= Rows from a dataset of charts and code =
— START —

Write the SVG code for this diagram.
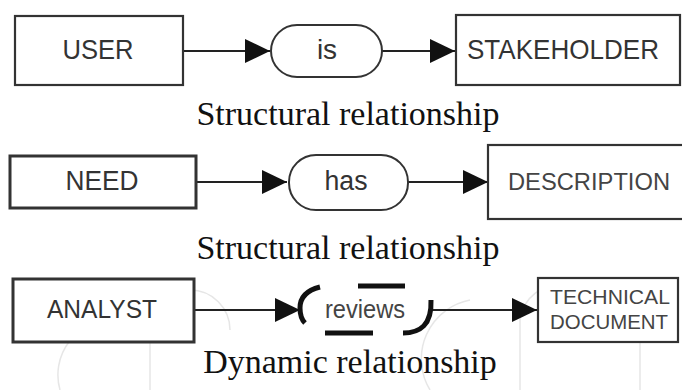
<svg xmlns="http://www.w3.org/2000/svg" width="682" height="390" viewBox="0 0 682 390">
<defs>
<style>
.box{fill:#fff;stroke:#333;stroke-width:2.2}
.pill{fill:#fff;stroke:#333;stroke-width:2}
.lbl{font-family:"Liberation Sans",Arial,sans-serif;fill:#333;text-anchor:middle}
.cap{font-family:"Liberation Serif","Times New Roman",serif;font-size:34px;fill:#111;text-anchor:middle}
.conn{stroke:#222;stroke-width:2;fill:none;marker-end:url(#arr)}
.dash{stroke:#111;stroke-width:5;fill:none}
.wm{stroke:#e6e6e6;stroke-width:1.5;fill:none}
</style>
<marker id="arr" markerUnits="userSpaceOnUse" markerWidth="26" markerHeight="26" refX="25" refY="12" orient="auto">
<path d="M0,0 L25,12 L0,24 z" fill="#111"/>
</marker>
</defs>
<rect width="682" height="390" fill="#fff"/>
<g id="watermark">
<path class="wm" d="M60,390 A55,55 0 0 1 115,320"/>
<path class="wm" d="M150,390 V330 A40,40 0 0 1 230,330"/>
<path class="wm" d="M520,390 V320 A40,40 0 0 1 600,330"/>
<path class="wm" d="M430,390 A60,60 0 0 1 470,300"/>
<path class="wm" d="M640,390 V300"/>
</g>
<g id="connectors">
<path class="conn" d="M183,51 H270"/>
<path class="conn" d="M382,51 H455"/>
<path class="conn" d="M196,182 H287"/>
<path class="conn" d="M408,182 H488"/>
<path class="conn" d="M194,310 H300"/>
<path class="conn" d="M432,310 H537"/>
</g>
<g id="user">
<rect class="box" x="15" y="16" width="168" height="69"/>
<text class="lbl" x="98" y="59" font-size="28" textLength="71" lengthAdjust="spacingAndGlyphs">USER</text>
</g>
<g id="is">
<rect class="pill" x="271" y="25" width="111" height="52" rx="26"/>
<text class="lbl" x="327" y="59" font-size="28">is</text>
</g>
<g id="stakeholder">
<rect class="box" x="456" y="15" width="224" height="70"/>
<text class="lbl" x="563" y="59" font-size="28" textLength="192" lengthAdjust="spacingAndGlyphs">STAKEHOLDER</text>
</g>
<g id="need">
<rect class="box" x="10" y="156" width="186" height="52" style="stroke-width:3"/>
<text class="lbl" x="102" y="190" font-size="28" textLength="73" lengthAdjust="spacingAndGlyphs">NEED</text>
</g>
<g id="has">
<rect class="pill" x="289" y="155" width="119" height="55" rx="27"/>
<text class="lbl" x="346" y="190" font-size="27" textLength="43" lengthAdjust="spacingAndGlyphs">has</text>
</g>
<g id="description">
<rect class="box" x="488" y="145" width="200" height="74"/>
<text class="lbl" x="589" y="190" font-size="24" textLength="162" lengthAdjust="spacingAndGlyphs" style="fill:#444">DESCRIPTION</text>
</g>
<g id="analyst">
<rect class="box" x="13" y="279" width="181" height="63" style="stroke-width:3"/>
<text class="lbl" x="102" y="318" font-size="25" textLength="110" lengthAdjust="spacingAndGlyphs">ANALYST</text>
</g>
<g id="reviews">
<path class="dash" d="M320,287 Q300,292 300,308 Q300,318 305,323"/>
<path class="dash" d="M358,286 H405"/>
<path class="dash" d="M325,333 H373"/>
<path class="dash" d="M431,300 C432,325 420,333 403,333"/>
<text class="lbl" x="365" y="318" font-size="25" textLength="80" lengthAdjust="spacingAndGlyphs" style="fill:#444">reviews</text>
</g>
<g id="technical-document">
<rect class="box" x="538" y="278" width="140" height="64"/>
<text class="lbl" x="610" y="304" font-size="21" textLength="120" lengthAdjust="spacingAndGlyphs" style="fill:#444">TECHNICAL</text>
<text class="lbl" x="609" y="329" font-size="21" textLength="118" lengthAdjust="spacingAndGlyphs" style="fill:#444">DOCUMENT</text>
</g>
<text class="cap" x="348" y="125">Structural relationship</text>
<text class="cap" x="348" y="259">Structural relationship</text>
<text class="cap" x="350" y="373">Dynamic relationship</text>
</svg>
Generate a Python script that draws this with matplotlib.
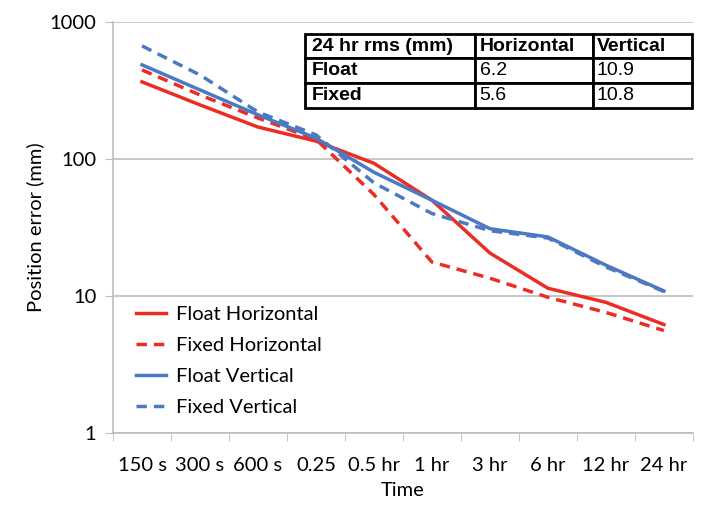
import numpy as np
import matplotlib
matplotlib.use("Agg")
import matplotlib.pyplot as plt

# ── data ──────────────────────────────────────────────
times = ["150 s", "300 s", "600 s", "0.25", "0.5 hr", "1 hr",
         "3 hr", "6 hr", "12 hr", "24 hr"]
float_h = [365, 248, 171, 135, 93, 50, 20.6, 11.4, 9.0, 6.2]
fixed_h = [446, 293, 199, 139, 55, 17.7, 13.5, 9.8, 7.6, 5.6]
float_v = [486, 319, 210, 142, 80, 50, 31, 27, 16.8, 10.9]
fixed_v = [668, 410, 220, 150, 67, 40, 30, 26.5, 16.3, 10.8]

table_rows = [["24 hr rms (mm)", "Horizontal", "Vertical"],
              ["Float", "6.2", "10.9"],
              ["Fixed", "5.6", "10.8"]]

RED = "#EC2D24"
BLUE = "#4C79C4"
GRID = "#BDBDBD"
FS = 14.5

plt.rcParams["font.family"] = ["Lato", "DejaVu Sans"]

fig = plt.figure(figsize=(7.02, 5.09), dpi=100)
ax = fig.add_axes([0.161, 0.149, 0.826, 0.808])

x = np.arange(len(times))
ax.plot(x, float_h, color=RED, lw=2.5, label="Float Horizontal")
ax.plot(x, fixed_h, color=RED, lw=2.5, ls=(0, (3, 2)), label="Fixed Horizontal")
ax.plot(x, float_v, color=BLUE, lw=2.5, label="Float Vertical")
ax.plot(x, fixed_v, color=BLUE, lw=2.5, ls=(0, (3, 2)), label="Fixed Vertical")

ax.set_yscale("log")
ax.set_ylim(1, 1000)
ax.set_xlim(-0.5, len(times) - 0.5)
ax.set_yticks([1, 10, 100, 1000])
ax.set_yticklabels(["1", "10", "100", "1000"], fontsize=FS)
ax.yaxis.set_minor_locator(matplotlib.ticker.NullLocator())
ax.tick_params(axis="y", length=6, color=GRID, pad=6)

ax.set_xticks(x)
ax.set_xticklabels(times, fontsize=FS)
ax.set_xticks(np.arange(-0.5, len(times)), minor=True)
ax.tick_params(axis="x", which="major", length=0, pad=17)
ax.tick_params(axis="x", which="minor", length=6, color=GRID)

ax.grid(True, axis="y", color=GRID, lw=1.2)
for s in ["top", "right"]:
    ax.spines[s].set_visible(False)
for s in ["left", "bottom"]:
    ax.spines[s].set_color(GRID)
    ax.spines[s].set_linewidth(1.2)

ax.set_xlabel("Time", fontsize=FS, labelpad=6)
ax.set_ylabel("Position error (mm)", fontsize=FS, labelpad=4)

ax.legend(loc="upper left", bbox_to_anchor=(0.025, 0.33), frameon=False,
          fontsize=FS, handlelength=1.5, handletextpad=0.5,
          labelspacing=0.7, borderaxespad=0.0)

tbl = ax.table(cellText=table_rows, cellLoc="left",
               colWidths=[170, 118, 99],
               bbox=[0.331, 0.791, 0.667, 0.18])
tbl.auto_set_font_size(False)
for (r, c), cell in tbl.get_celld().items():
    cell.set_linewidth(2)
    cell.set_edgecolor("black")
    cell.PAD = 0.04
    txt = cell.get_text()
    txt.set_fontfamily("Liberation Sans")
    txt.set_fontsize(14)
    if r == 0 or c == 0:
        txt.set_fontweight("bold")

fig.savefig("out.png", dpi=100)
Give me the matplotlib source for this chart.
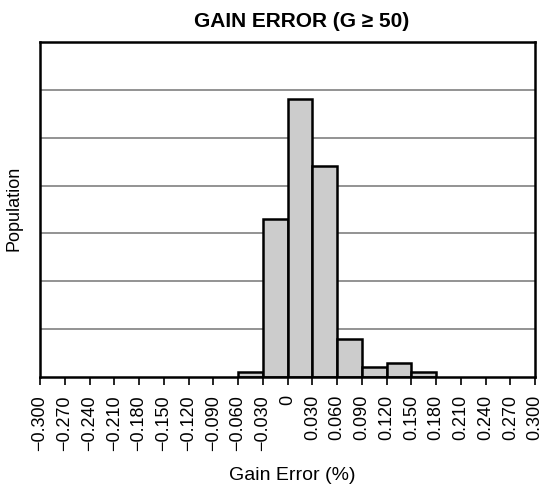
"""Gain error histogram (G >= 50)."""

import matplotlib
matplotlib.use("Agg")
import matplotlib.pyplot as plt
import numpy as np

# ── Data ──
bin_edges = [-0.060, -0.030, 0.000, 0.030, 0.060, 0.090, 0.120, 0.150, 0.180]
population = [1, 33, 58, 44, 8, 2, 3, 1]

tick_vals = np.round(np.arange(-0.300, 0.301, 0.030), 3)
tick_labels = ["0" if v == 0 else f"{v:.3f}".replace("-", "\u2212") for v in tick_vals]

plt.rcParams.update({
    "font.family": ["Liberation Sans", "DejaVu Sans"],
    "font.size": 12,
})

fig = plt.figure(figsize=(5.43, 4.91), dpi=100)
ax = fig.add_axes([0.0737, 0.2322, 0.9116, 0.6823])

widths = np.diff(bin_edges)
ax.bar(bin_edges[:-1], population, width=widths, align="edge",
       color="#cccccc", edgecolor="black", linewidth=1.8, zorder=3)

ax.set_xlim(-0.300, 0.300)
ax.set_ylim(0, 70)
ax.set_xticks(tick_vals)
ax.set_xticklabels(tick_labels, rotation=90, fontsize=13)
ax.tick_params(axis="x", direction="out", length=6, width=1.2, pad=7)
ax.set_yticks(np.arange(10, 70, 10))
ax.tick_params(axis="y", length=0, labelleft=False)
ax.grid(axis="y", color="#808080", linewidth=1.2, zorder=0)

for s in ax.spines.values():
    s.set_linewidth(1.8)
    s.set_zorder(4)

fig.text(0.556, 0.956, "GAIN ERROR (G \u2265 50)", ha="center", va="center",
         fontsize=15, fontweight="bold")
fig.text(0.539, 0.032, "Gain Error (%)", ha="center", va="center", fontsize=14)
fig.text(0.026, 0.576, "Population", ha="center", va="center", rotation=90, fontsize=13)

fig.savefig("out.png", dpi=100)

— END —

= Written task =
Print the lines from the one that contains "Give me the matplotlib source for this chart." through the last line of the data, exactly and in full, and no other lines. Pictures are not part of the copy.

= Response below =
Give me the matplotlib source for this chart.
"""Gain error histogram (G >= 50)."""

import matplotlib
matplotlib.use("Agg")
import matplotlib.pyplot as plt
import numpy as np

# ── Data ──
bin_edges = [-0.060, -0.030, 0.000, 0.030, 0.060, 0.090, 0.120, 0.150, 0.180]
population = [1, 33, 58, 44, 8, 2, 3, 1]

tick_vals = np.round(np.arange(-0.300, 0.301, 0.030), 3)
tick_labels = ["0" if v == 0 else f"{v:.3f}".replace("-", "\u2212") for v in tick_vals]

plt.rcParams.update({
    "font.family": ["Liberation Sans", "DejaVu Sans"],
    "font.size": 12,
})

fig = plt.figure(figsize=(5.43, 4.91), dpi=100)
ax = fig.add_axes([0.0737, 0.2322, 0.9116, 0.6823])

widths = np.diff(bin_edges)
ax.bar(bin_edges[:-1], population, width=widths, align="edge",
       color="#cccccc", edgecolor="black", linewidth=1.8, zorder=3)

ax.set_xlim(-0.300, 0.300)
ax.set_ylim(0, 70)
ax.set_xticks(tick_vals)
ax.set_xticklabels(tick_labels, rotation=90, fontsize=13)
ax.tick_params(axis="x", direction="out", length=6, width=1.2, pad=7)
ax.set_yticks(np.arange(10, 70, 10))
ax.tick_params(axis="y", length=0, labelleft=False)
ax.grid(axis="y", color="#808080", linewidth=1.2, zorder=0)

for s in ax.spines.values():
    s.set_linewidth(1.8)
    s.set_zorder(4)

fig.text(0.556, 0.956, "GAIN ERROR (G \u2265 50)", ha="center", va="center",
         fontsize=15, fontweight="bold")
fig.text(0.539, 0.032, "Gain Error (%)", ha="center", va="center", fontsize=14)
fig.text(0.026, 0.576, "Population", ha="center", va="center", rotation=90, fontsize=13)

fig.savefig("out.png", dpi=100)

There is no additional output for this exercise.